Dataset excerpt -
'''

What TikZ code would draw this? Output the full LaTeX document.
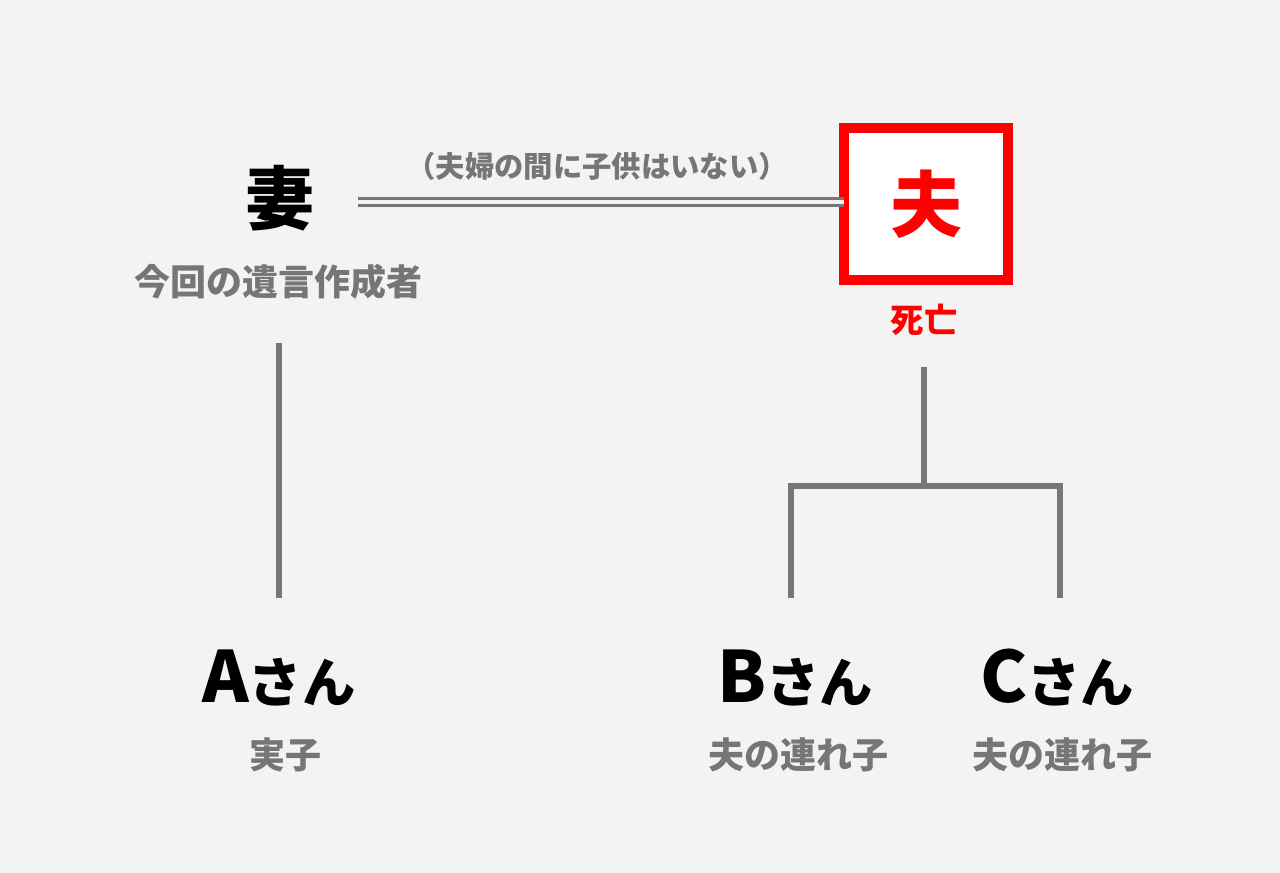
\documentclass[tikz,border=0pt]{standalone}
\usepackage{fontspec}
\setmainfont{Noto Sans CJK JP}
\definecolor{bg}{HTML}{F3F3F3}
\definecolor{txtgray}{HTML}{767676}
\definecolor{linegray}{HTML}{777777}
\definecolor{deadred}{HTML}{FF0000}
\newcommand{\pname}[1]{{\fontsize{53}{60}\selectfont #1}{\fontsize{40}{48}\selectfont さん}}
\begin{document}
\begin{tikzpicture}[x=0.75pt,y=-0.75pt,
  every node/.style={inner sep=0pt,outer sep=0pt,font=\bfseries},
  bigname/.style={font=\fontsize{52}{60}\selectfont\bfseries,text=black},
  person/.style={anchor=base,font=\bfseries,text=black},
  sublabel/.style={font=\fontsize{27}{32}\selectfont\bfseries,text=txtgray},
  note/.style={font=\fontsize{22}{26}\selectfont\bfseries,text=txtgray},
  deadbox/.style={draw=deadred,fill=white,line width=7.5pt,minimum width=122.6pt,minimum height=114.4pt,
    font=\fontsize{54}{60}\selectfont\bfseries,text=deadred},
  deadlabel/.style={font=\fontsize{25}{30}\selectfont\bfseries,text=deadred},
  tree/.style={draw=linegray,line width=4.5pt},
  marriage/.style={draw=linegray,line width=2.25pt,double=bg,double distance=2.4pt}
]
\fill[bg] (0,0) rectangle (1280,873);
\useasboundingbox (0,0) rectangle (1280,873);

% wife
\node[bigname] (wife) at (280,198) {妻};
\node[sublabel] (wifel) at (278,282) {今回の遺言作成者};

% husband
\node[deadbox] (hus) at (926,204) {夫};
\node[deadlabel] (husl) at (924,320) {死亡};

% marriage line
\coordinate (mleft) at (358,202);
\draw[marriage] (mleft) -- (mleft -| hus.west);
\node[note] (mnote) at (597,166) {（夫婦の間に子供はいない）};

% children
\node[person] (A) at (279,702) {\pname{A}};
\node[sublabel] (Al) at (285,755) {実子};
\node[person] (B) at (795,702) {\pname{B}};
\node[sublabel] (Bl) at (798,755) {夫の連れ子};
\node[person] (C) at (1057,702) {\pname{C}};
\node[sublabel] (Cl) at (1062,755) {夫の連れ子};

% tree lines
\coordinate (wtop) at (279,343);
\coordinate (atop) at (279,598);
\draw[tree] (wtop) -- (atop);

\coordinate (htop) at (924,367);
\coordinate (hjoin) at (924,486);
\coordinate (bl) at (791,486);
\coordinate (cr) at (1060,486);
\coordinate (btop) at (791,598);
\coordinate (ctop) at (1060,598);
\draw[tree] (htop) -- (hjoin);
\draw[tree] (btop) -- (bl) -- (cr) -- (ctop);
\end{tikzpicture}
\end{document}
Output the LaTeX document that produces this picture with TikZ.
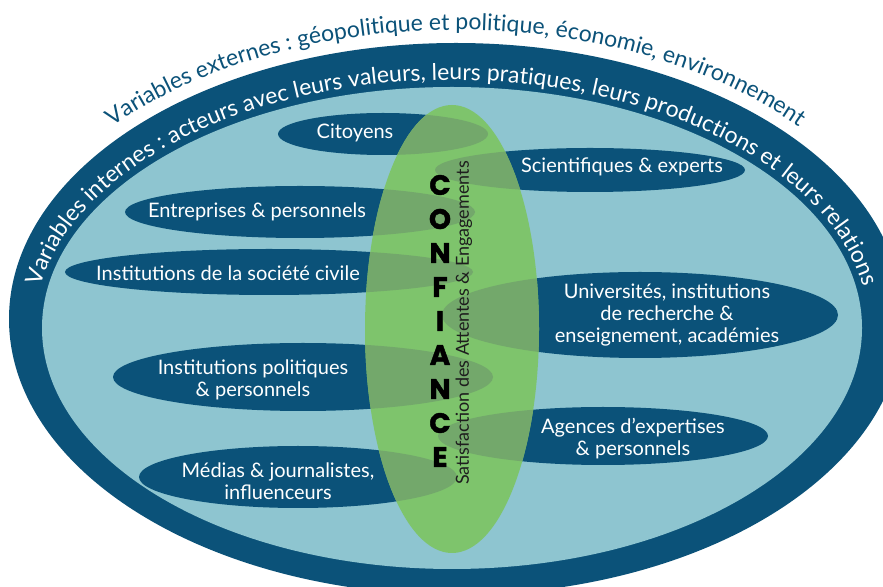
\documentclass[tikz,border=0pt]{standalone}
\usepackage{fontspec}
\setmainfont{Lato}
\newfontfamily\heavyfont[BoldFeatures={FakeBold=1.5}]{Poppins}
\usetikzlibrary{decorations.text}
\definecolor{dblue}{HTML}{0B5279}
\definecolor{lblue}{HTML}{8EC5D0}
\definecolor{cgreen}{HTML}{7EC46C}
\definecolor{olive}{HTML}{73A86B}
\definecolor{tdark}{HTML}{1E1E1E}
\begin{document}
\begin{tikzpicture}[x=1pt,y=1pt,
  lbl/.style={text=white, font=\fontsize{20}{22}\selectfont, align=center, inner sep=0pt},
  letter/.style={font=\heavyfont\bfseries\fontsize{28}{28}\selectfont, text=black, inner sep=0pt}]
\useasboundingbox (0,0) rectangle (883,586);
\begin{scope}
  \clip (0,0) rectangle (883,586);
  \fill[white] (0,0) rectangle (883,586);
  \fill[dblue] (456,267) ellipse [x radius=447, y radius=276];
  \fill[lblue] (452,258) ellipse [x radius=410, y radius=241];
\end{scope}
% actor ellipses
\def\actors{383/452/105/21, 590/416/155/22, 300/374/175/26, 269/314/204/23,
  640/271/198/43, 303/209/190/34, 603/150/165/29, 298/109/159/31}
\foreach \x/\y/\a/\b in \actors {\fill[dblue] (\x,\y) ellipse [x radius=\a, y radius=\b];}
% trust ellipse
\fill[cgreen] (452,257) ellipse [x radius=87, y radius=224];
\begin{scope}
  \clip (452,257) ellipse [x radius=87, y radius=224];
  \foreach \x/\y/\a/\b in \actors {\fill[olive] (\x,\y) ellipse [x radius=\a, y radius=\b];}
\end{scope}
% arc texts
\path[decorate, decoration={text along path, text align=center,
  text={|\color{dblue}\fontsize{23}{23}\selectfont|Variables externes : géopolitique et politique, économie, environnement}}]
  (456,267) ++(155:460 and 289) arc[start angle=155, end angle=25, x radius=460, y radius=289];
\path[decorate, decoration={text along path, text align=center,
  text={|\color{white}\fontsize{23}{23}\selectfont|Variables internes : acteurs avec leurs valeurs, leurs pratiques, leurs productions et leurs relations}}]
  (452,258) ++(185:417 and 248) arc[start angle=185, end angle=-5, x radius=417, y radius=248];
% labels
\node[lbl] (cit) at (355,453) {Citoyens};
\node[lbl] (sci) at (622,419) {Scientifiques \& experts};
\node[lbl] (ent) at (257,374) {Entreprises \& personnels};
\node[lbl] (soc) at (228,313) {Institutions de la société civile};
\node[lbl] (uni) at (667,271) {Universités, institutions\\de recherche \&\\enseignement, académies};
\node[lbl] (pol) at (253,206) {Institutions politiques\\\& personnels};
\node[lbl] (age) at (633,147.5) {Agences d’expertises\\\& personnels};
\node[lbl] (med) at (278,105) {Médias \& journalistes,\\influenceurs};
% CONFIANCE
\foreach \l [count=\i from 0] in {C,O,N,F,I,A,N,C,E}
  \node[letter] (conf\i) at (440,401-34*\i) {\l};
\node[rotate=90, text=tdark, font=\fontsize{18}{18}\selectfont, inner sep=0pt] (sat) at (464,263) {Satisfaction des Attentes \& Engagements};
\end{tikzpicture}
\end{document}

'''

Task instructions - Output the material word for word, omitting its pictures.

The reply -
What TikZ code would draw this? Output the full LaTeX document.
\documentclass[tikz,border=0pt]{standalone}
\usepackage{fontspec}
\setmainfont{Noto Sans CJK JP}
\definecolor{bg}{HTML}{F3F3F3}
\definecolor{txtgray}{HTML}{767676}
\definecolor{linegray}{HTML}{777777}
\definecolor{deadred}{HTML}{FF0000}
\newcommand{\pname}[1]{{\fontsize{53}{60}\selectfont #1}{\fontsize{40}{48}\selectfont さん}}
\begin{document}
\begin{tikzpicture}[x=0.75pt,y=-0.75pt,
  every node/.style={inner sep=0pt,outer sep=0pt,font=\bfseries},
  bigname/.style={font=\fontsize{52}{60}\selectfont\bfseries,text=black},
  person/.style={anchor=base,font=\bfseries,text=black},
  sublabel/.style={font=\fontsize{27}{32}\selectfont\bfseries,text=txtgray},
  note/.style={font=\fontsize{22}{26}\selectfont\bfseries,text=txtgray},
  deadbox/.style={draw=deadred,fill=white,line width=7.5pt,minimum width=122.6pt,minimum height=114.4pt,
    font=\fontsize{54}{60}\selectfont\bfseries,text=deadred},
  deadlabel/.style={font=\fontsize{25}{30}\selectfont\bfseries,text=deadred},
  tree/.style={draw=linegray,line width=4.5pt},
  marriage/.style={draw=linegray,line width=2.25pt,double=bg,double distance=2.4pt}
]
\fill[bg] (0,0) rectangle (1280,873);
\useasboundingbox (0,0) rectangle (1280,873);

% wife
\node[bigname] (wife) at (280,198) {妻};
\node[sublabel] (wifel) at (278,282) {今回の遺言作成者};

% husband
\node[deadbox] (hus) at (926,204) {夫};
\node[deadlabel] (husl) at (924,320) {死亡};

% marriage line
\coordinate (mleft) at (358,202);
\draw[marriage] (mleft) -- (mleft -| hus.west);
\node[note] (mnote) at (597,166) {（夫婦の間に子供はいない）};

% children
\node[person] (A) at (279,702) {\pname{A}};
\node[sublabel] (Al) at (285,755) {実子};
\node[person] (B) at (795,702) {\pname{B}};
\node[sublabel] (Bl) at (798,755) {夫の連れ子};
\node[person] (C) at (1057,702) {\pname{C}};
\node[sublabel] (Cl) at (1062,755) {夫の連れ子};

% tree lines
\coordinate (wtop) at (279,343);
\coordinate (atop) at (279,598);
\draw[tree] (wtop) -- (atop);

\coordinate (htop) at (924,367);
\coordinate (hjoin) at (924,486);
\coordinate (bl) at (791,486);
\coordinate (cr) at (1060,486);
\coordinate (btop) at (791,598);
\coordinate (ctop) at (1060,598);
\draw[tree] (htop) -- (hjoin);
\draw[tree] (btop) -- (bl) -- (cr) -- (ctop);
\end{tikzpicture}
\end{document}
Output the LaTeX document that produces this picture with TikZ.
\documentclass[tikz,border=0pt]{standalone}
\usepackage{fontspec}
\setmainfont{Lato}
\newfontfamily\heavyfont[BoldFeatures={FakeBold=1.5}]{Poppins}
\usetikzlibrary{decorations.text}
\definecolor{dblue}{HTML}{0B5279}
\definecolor{lblue}{HTML}{8EC5D0}
\definecolor{cgreen}{HTML}{7EC46C}
\definecolor{olive}{HTML}{73A86B}
\definecolor{tdark}{HTML}{1E1E1E}
\begin{document}
\begin{tikzpicture}[x=1pt,y=1pt,
  lbl/.style={text=white, font=\fontsize{20}{22}\selectfont, align=center, inner sep=0pt},
  letter/.style={font=\heavyfont\bfseries\fontsize{28}{28}\selectfont, text=black, inner sep=0pt}]
\useasboundingbox (0,0) rectangle (883,586);
\begin{scope}
  \clip (0,0) rectangle (883,586);
  \fill[white] (0,0) rectangle (883,586);
  \fill[dblue] (456,267) ellipse [x radius=447, y radius=276];
  \fill[lblue] (452,258) ellipse [x radius=410, y radius=241];
\end{scope}
% actor ellipses
\def\actors{383/452/105/21, 590/416/155/22, 300/374/175/26, 269/314/204/23,
  640/271/198/43, 303/209/190/34, 603/150/165/29, 298/109/159/31}
\foreach \x/\y/\a/\b in \actors {\fill[dblue] (\x,\y) ellipse [x radius=\a, y radius=\b];}
% trust ellipse
\fill[cgreen] (452,257) ellipse [x radius=87, y radius=224];
\begin{scope}
  \clip (452,257) ellipse [x radius=87, y radius=224];
  \foreach \x/\y/\a/\b in \actors {\fill[olive] (\x,\y) ellipse [x radius=\a, y radius=\b];}
\end{scope}
% arc texts
\path[decorate, decoration={text along path, text align=center,
  text={|\color{dblue}\fontsize{23}{23}\selectfont|Variables externes : géopolitique et politique, économie, environnement}}]
  (456,267) ++(155:460 and 289) arc[start angle=155, end angle=25, x radius=460, y radius=289];
\path[decorate, decoration={text along path, text align=center,
  text={|\color{white}\fontsize{23}{23}\selectfont|Variables internes : acteurs avec leurs valeurs, leurs pratiques, leurs productions et leurs relations}}]
  (452,258) ++(185:417 and 248) arc[start angle=185, end angle=-5, x radius=417, y radius=248];
% labels
\node[lbl] (cit) at (355,453) {Citoyens};
\node[lbl] (sci) at (622,419) {Scientifiques \& experts};
\node[lbl] (ent) at (257,374) {Entreprises \& personnels};
\node[lbl] (soc) at (228,313) {Institutions de la société civile};
\node[lbl] (uni) at (667,271) {Universités, institutions\\de recherche \&\\enseignement, académies};
\node[lbl] (pol) at (253,206) {Institutions politiques\\\& personnels};
\node[lbl] (age) at (633,147.5) {Agences d’expertises\\\& personnels};
\node[lbl] (med) at (278,105) {Médias \& journalistes,\\influenceurs};
% CONFIANCE
\foreach \l [count=\i from 0] in {C,O,N,F,I,A,N,C,E}
  \node[letter] (conf\i) at (440,401-34*\i) {\l};
\node[rotate=90, text=tdark, font=\fontsize{18}{18}\selectfont, inner sep=0pt] (sat) at (464,263) {Satisfaction des Attentes \& Engagements};
\end{tikzpicture}
\end{document}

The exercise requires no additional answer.